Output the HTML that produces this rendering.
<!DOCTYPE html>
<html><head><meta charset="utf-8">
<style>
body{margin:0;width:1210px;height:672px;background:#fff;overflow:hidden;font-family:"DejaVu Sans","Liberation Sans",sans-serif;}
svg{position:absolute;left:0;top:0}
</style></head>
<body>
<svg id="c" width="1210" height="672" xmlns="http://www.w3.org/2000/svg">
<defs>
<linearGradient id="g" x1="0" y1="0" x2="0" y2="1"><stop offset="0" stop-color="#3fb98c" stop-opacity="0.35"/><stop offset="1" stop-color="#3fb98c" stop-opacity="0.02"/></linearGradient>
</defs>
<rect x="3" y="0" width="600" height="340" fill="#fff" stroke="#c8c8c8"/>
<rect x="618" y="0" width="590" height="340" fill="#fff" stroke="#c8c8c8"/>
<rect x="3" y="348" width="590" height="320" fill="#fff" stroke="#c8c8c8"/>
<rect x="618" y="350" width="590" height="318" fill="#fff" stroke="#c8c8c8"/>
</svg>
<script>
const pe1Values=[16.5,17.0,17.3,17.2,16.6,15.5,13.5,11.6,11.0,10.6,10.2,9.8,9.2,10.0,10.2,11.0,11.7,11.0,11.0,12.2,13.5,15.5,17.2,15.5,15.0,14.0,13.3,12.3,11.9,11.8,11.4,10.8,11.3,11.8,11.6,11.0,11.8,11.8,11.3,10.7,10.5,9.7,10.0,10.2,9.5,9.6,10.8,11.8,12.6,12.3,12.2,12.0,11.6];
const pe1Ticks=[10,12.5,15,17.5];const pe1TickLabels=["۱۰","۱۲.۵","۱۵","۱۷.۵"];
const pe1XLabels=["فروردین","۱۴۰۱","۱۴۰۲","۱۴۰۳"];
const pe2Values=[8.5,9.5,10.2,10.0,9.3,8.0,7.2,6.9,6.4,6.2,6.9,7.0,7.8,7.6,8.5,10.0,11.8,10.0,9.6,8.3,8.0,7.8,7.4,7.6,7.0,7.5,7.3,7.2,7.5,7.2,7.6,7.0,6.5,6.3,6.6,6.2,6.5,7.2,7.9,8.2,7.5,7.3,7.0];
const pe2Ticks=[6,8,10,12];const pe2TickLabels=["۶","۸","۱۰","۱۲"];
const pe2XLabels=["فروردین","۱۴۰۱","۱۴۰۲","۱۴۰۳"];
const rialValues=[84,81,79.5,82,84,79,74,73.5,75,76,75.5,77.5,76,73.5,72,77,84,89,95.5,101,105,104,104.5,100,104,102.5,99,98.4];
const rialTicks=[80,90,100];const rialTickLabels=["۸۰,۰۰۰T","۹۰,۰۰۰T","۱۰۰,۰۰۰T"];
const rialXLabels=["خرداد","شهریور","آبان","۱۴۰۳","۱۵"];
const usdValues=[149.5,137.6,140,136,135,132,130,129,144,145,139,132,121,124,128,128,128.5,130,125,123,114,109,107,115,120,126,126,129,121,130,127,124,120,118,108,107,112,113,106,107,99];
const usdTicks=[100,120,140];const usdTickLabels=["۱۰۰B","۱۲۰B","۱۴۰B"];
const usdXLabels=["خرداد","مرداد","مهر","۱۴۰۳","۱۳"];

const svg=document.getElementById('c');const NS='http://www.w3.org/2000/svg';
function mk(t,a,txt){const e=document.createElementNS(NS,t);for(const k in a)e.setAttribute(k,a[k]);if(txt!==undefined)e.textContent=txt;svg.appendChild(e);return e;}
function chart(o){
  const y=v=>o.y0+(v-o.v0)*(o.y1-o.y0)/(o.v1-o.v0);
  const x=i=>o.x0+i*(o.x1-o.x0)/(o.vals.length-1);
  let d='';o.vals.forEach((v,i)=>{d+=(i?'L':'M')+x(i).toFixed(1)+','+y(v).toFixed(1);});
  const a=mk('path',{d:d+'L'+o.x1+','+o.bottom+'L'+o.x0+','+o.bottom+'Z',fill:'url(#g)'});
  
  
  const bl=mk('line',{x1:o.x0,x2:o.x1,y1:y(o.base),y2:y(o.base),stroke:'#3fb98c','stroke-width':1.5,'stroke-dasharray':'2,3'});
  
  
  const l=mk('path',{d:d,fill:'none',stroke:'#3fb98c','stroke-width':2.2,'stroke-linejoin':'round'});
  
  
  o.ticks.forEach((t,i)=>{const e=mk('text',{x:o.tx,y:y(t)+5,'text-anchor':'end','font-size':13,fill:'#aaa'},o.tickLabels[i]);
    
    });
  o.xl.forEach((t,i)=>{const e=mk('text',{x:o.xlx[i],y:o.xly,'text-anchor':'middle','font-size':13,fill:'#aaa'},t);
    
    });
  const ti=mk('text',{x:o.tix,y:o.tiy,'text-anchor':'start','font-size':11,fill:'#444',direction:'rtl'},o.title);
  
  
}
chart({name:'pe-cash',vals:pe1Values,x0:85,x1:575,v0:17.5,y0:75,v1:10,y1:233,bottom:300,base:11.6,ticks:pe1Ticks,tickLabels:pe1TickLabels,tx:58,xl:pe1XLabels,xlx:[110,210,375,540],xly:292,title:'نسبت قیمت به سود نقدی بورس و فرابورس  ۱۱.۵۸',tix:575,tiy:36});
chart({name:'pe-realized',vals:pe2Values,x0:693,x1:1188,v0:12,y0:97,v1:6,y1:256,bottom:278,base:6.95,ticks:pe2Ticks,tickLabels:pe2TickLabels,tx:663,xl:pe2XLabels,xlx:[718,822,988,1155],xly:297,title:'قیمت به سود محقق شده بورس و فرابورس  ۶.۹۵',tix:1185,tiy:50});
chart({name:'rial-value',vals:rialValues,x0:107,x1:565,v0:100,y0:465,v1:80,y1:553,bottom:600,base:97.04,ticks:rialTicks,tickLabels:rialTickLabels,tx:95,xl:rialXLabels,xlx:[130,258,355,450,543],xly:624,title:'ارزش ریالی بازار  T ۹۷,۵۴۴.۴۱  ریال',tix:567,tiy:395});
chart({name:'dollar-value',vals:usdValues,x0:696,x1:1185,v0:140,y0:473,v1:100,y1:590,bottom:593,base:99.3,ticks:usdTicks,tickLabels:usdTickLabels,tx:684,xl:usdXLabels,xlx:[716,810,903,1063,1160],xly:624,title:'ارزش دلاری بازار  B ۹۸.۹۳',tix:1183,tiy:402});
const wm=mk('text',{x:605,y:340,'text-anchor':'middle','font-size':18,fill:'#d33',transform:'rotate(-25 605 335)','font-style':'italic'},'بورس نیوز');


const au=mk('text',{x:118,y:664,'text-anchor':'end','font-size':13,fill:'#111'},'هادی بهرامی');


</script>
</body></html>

--

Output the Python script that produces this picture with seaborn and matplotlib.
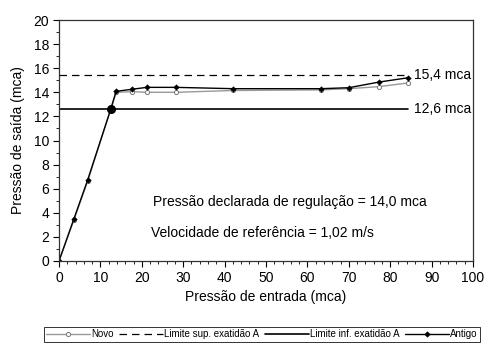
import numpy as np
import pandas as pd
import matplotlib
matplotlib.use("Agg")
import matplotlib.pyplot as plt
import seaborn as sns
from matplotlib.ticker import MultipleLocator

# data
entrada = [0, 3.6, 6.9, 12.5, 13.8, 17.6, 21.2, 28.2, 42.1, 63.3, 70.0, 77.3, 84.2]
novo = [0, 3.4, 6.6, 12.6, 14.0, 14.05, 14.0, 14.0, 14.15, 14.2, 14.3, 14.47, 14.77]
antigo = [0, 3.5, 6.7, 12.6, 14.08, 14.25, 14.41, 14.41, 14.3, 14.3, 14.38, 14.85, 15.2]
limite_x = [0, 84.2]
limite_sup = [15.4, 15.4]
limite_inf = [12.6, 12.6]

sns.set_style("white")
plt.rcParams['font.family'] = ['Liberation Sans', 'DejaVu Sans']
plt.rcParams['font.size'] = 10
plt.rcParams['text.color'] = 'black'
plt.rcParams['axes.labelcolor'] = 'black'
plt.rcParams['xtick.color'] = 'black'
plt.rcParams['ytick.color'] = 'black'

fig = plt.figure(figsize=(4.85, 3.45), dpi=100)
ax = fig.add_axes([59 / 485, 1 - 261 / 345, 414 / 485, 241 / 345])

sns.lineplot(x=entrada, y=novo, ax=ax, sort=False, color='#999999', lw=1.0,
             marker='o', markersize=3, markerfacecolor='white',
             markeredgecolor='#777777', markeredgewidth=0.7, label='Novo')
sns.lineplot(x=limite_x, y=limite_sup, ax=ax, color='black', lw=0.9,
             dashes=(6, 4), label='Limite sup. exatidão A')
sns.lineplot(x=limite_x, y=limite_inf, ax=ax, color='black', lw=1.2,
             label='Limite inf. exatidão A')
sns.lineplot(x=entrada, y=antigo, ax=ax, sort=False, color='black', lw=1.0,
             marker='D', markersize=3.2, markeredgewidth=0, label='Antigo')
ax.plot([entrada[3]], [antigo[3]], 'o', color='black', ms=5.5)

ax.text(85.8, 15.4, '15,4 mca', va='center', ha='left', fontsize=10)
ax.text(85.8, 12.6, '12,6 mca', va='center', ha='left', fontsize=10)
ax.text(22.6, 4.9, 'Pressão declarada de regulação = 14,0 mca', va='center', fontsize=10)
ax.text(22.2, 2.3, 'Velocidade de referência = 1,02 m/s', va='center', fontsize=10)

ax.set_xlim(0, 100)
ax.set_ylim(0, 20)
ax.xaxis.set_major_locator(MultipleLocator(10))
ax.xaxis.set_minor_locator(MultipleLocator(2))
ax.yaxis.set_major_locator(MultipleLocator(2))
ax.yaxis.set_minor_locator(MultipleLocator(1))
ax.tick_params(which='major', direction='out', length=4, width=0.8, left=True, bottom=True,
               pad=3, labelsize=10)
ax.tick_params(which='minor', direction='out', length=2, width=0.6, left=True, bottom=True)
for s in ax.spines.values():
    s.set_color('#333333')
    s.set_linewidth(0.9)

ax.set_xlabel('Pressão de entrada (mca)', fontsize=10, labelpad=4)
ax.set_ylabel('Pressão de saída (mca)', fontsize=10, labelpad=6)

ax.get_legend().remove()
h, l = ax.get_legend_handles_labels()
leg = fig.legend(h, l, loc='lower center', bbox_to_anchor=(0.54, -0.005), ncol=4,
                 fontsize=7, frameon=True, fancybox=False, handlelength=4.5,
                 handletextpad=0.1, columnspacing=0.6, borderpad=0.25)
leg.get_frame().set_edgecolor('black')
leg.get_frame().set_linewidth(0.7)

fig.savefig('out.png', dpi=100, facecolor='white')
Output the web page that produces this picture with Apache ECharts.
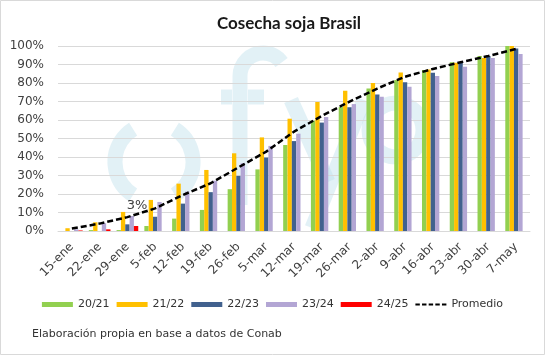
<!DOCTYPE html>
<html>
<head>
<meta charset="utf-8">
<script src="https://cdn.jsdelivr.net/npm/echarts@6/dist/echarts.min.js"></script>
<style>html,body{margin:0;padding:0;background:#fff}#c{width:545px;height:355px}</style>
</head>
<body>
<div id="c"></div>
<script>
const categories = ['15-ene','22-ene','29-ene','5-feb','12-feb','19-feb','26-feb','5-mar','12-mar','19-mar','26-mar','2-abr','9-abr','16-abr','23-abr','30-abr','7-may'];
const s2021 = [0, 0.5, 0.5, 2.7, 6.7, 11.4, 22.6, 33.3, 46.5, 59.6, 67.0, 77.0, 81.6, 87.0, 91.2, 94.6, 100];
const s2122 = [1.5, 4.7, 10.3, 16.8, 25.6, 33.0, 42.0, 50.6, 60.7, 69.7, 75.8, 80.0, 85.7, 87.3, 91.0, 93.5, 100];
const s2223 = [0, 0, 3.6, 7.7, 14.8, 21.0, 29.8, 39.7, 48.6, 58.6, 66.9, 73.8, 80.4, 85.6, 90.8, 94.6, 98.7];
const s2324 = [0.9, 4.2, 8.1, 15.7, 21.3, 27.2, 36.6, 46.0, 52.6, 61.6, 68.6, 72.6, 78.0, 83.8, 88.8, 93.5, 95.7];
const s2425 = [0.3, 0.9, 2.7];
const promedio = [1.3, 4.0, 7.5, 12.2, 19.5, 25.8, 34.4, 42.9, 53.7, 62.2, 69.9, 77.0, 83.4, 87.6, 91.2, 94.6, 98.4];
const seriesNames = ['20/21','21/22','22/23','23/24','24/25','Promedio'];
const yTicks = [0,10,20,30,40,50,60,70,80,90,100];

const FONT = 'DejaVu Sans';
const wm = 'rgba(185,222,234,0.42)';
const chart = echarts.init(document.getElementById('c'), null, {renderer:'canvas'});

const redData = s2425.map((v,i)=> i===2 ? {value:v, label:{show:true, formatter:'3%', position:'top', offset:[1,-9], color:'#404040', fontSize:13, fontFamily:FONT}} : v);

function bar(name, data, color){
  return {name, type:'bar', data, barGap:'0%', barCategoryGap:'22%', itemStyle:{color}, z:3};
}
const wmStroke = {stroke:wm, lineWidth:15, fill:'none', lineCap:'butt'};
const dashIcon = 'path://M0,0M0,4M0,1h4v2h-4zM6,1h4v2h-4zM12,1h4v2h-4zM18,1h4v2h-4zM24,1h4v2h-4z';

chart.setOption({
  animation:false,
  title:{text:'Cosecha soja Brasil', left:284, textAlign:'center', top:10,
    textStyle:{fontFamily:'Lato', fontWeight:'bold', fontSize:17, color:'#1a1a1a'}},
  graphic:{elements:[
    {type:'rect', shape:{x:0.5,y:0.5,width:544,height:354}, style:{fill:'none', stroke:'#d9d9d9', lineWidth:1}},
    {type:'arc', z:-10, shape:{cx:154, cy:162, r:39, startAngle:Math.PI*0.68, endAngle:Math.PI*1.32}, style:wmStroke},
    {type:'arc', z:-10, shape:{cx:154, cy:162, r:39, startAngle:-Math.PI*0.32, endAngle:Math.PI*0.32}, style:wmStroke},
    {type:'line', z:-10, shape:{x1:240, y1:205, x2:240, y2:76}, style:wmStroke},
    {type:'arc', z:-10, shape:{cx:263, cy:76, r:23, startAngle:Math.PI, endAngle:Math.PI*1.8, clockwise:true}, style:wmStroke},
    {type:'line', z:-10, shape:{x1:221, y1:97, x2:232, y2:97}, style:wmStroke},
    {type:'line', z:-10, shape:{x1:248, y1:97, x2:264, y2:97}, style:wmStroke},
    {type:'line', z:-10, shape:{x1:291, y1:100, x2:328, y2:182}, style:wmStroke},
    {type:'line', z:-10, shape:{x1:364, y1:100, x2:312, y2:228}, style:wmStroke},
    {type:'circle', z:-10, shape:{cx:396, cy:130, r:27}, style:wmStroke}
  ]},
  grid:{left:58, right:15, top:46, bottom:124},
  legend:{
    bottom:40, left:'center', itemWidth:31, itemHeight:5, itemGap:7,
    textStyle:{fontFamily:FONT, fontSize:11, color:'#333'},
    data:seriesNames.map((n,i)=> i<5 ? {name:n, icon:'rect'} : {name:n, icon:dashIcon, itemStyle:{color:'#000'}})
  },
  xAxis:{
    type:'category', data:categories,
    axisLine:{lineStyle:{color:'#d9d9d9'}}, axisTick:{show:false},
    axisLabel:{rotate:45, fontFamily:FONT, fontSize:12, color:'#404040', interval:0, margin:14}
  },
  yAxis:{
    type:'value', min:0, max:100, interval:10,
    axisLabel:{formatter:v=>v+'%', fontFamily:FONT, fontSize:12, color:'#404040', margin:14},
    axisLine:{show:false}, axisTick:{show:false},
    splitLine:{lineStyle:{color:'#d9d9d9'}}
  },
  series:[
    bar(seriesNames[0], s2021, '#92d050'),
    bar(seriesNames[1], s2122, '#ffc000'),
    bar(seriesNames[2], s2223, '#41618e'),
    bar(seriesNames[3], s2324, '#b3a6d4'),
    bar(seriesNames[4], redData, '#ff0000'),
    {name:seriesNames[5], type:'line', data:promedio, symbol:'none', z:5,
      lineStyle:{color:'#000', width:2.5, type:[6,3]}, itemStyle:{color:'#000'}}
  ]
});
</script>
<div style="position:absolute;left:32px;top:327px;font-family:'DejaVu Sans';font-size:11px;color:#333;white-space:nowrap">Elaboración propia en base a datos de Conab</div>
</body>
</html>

--

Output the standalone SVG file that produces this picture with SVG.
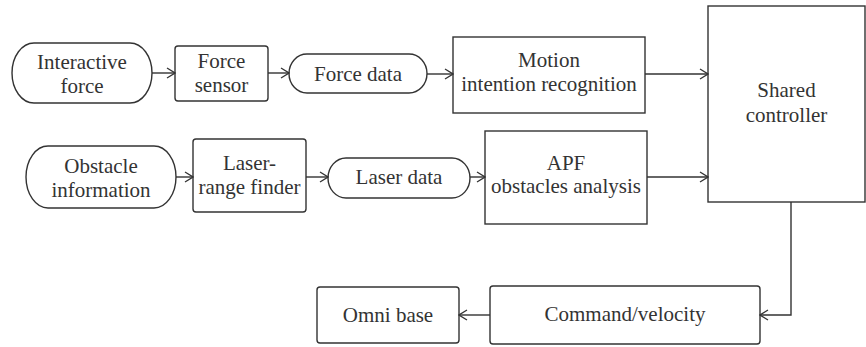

--

• **TASK**:
Say how many lines in the records hold "produces", with the number as the whole reply.

• **WRITTEN ANSWER**:
4